A cognitive behavioral intervention modestly improved pain interference and other pain-associated outcomes among people with kidney failure receiving maintenance hemodialysis, a clinical trial found.
Investigators randomized 643 participants (mean age, 60.3 years; 44.8% female) at 16 academic centers and 103 outpatient dialysis facilities to receive training on pain coping skills or usual care (no trial-driven pain intervention). All participants were adults undergoing maintenance hemodialysis and experiencing chronic pain. The 36-week trial began in January 2021, and follow-up ended in December 2023. The intervention consisted of 12 weekly coach-led sessions via video or telephone conferencing, followed by 12 weeks of daily interactive voice response sessions. The primary outcome was pain interference measured with the Brief Pain Inventory Interference subscale, with higher scores indicating more pain interference. Pain intensity, pain catastrophizing, quality of life, depression, and anxiety were secondary outcomes. Findings were published by JAMA Internal Medicine on Dec. 30, 2024.

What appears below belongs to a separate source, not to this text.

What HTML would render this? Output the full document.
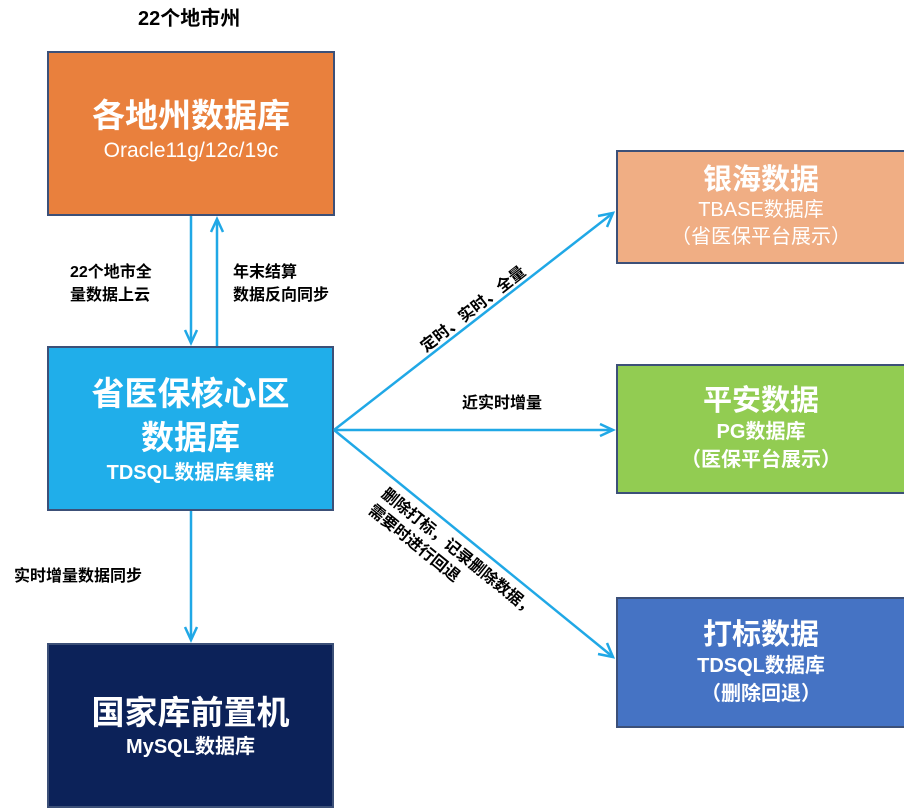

A total of 319 patients were assigned to the training and 324 to usual care. After 12 weeks, the intervention group had a larger reduction in the pain interference score than the usual care group (between-group difference, −0.49 [95% CI, −0.85 to −0.12]; P=0.009). Results were consistent at week 24 (between-group difference, −0.48; 95% CI, −0.86 to −0.11) but diminished at week 36 (between-group difference, −0.34; 95% CI, −0.72 to 0.04). At 12 weeks, 50.9% of patients in the training group had at least a one-point drop in the interference score, compared with 36.6% of patients in the usual care group (odds ratio, 1.79; 95% CI, 1.28 to 2.49). At 24 weeks, the percentages were 55% and 42.8%, respectively (odds ratio, 1.59; 95% CI, 1.13 to 2.24). Favorable changes in pain intensity, quality of life, depression, and anxiety at weeks 12 and/or 24, as well as for pain catastrophizing at weeks 24 and 36, were seen in the group that got training.
Limitations include that patient-reported outcomes were not collected from around 10% of participants at week 12 and around 20% of participants at later time points, in large part because of participant death. The researchers also noted that they did not incorporate a cost-effectiveness analysis into the trial.
“While the effect on the overall cohort was of modest magnitude, the intervention resulted in a clinically meaningful improvement in pain interference for a substantial proportion of participants,” the authors wrote. “Centrally administered [pain coping skills training] may provide a low-risk, scalable approach for people with dialysis-dependent kidney failure, a population with limited options for managing pain.”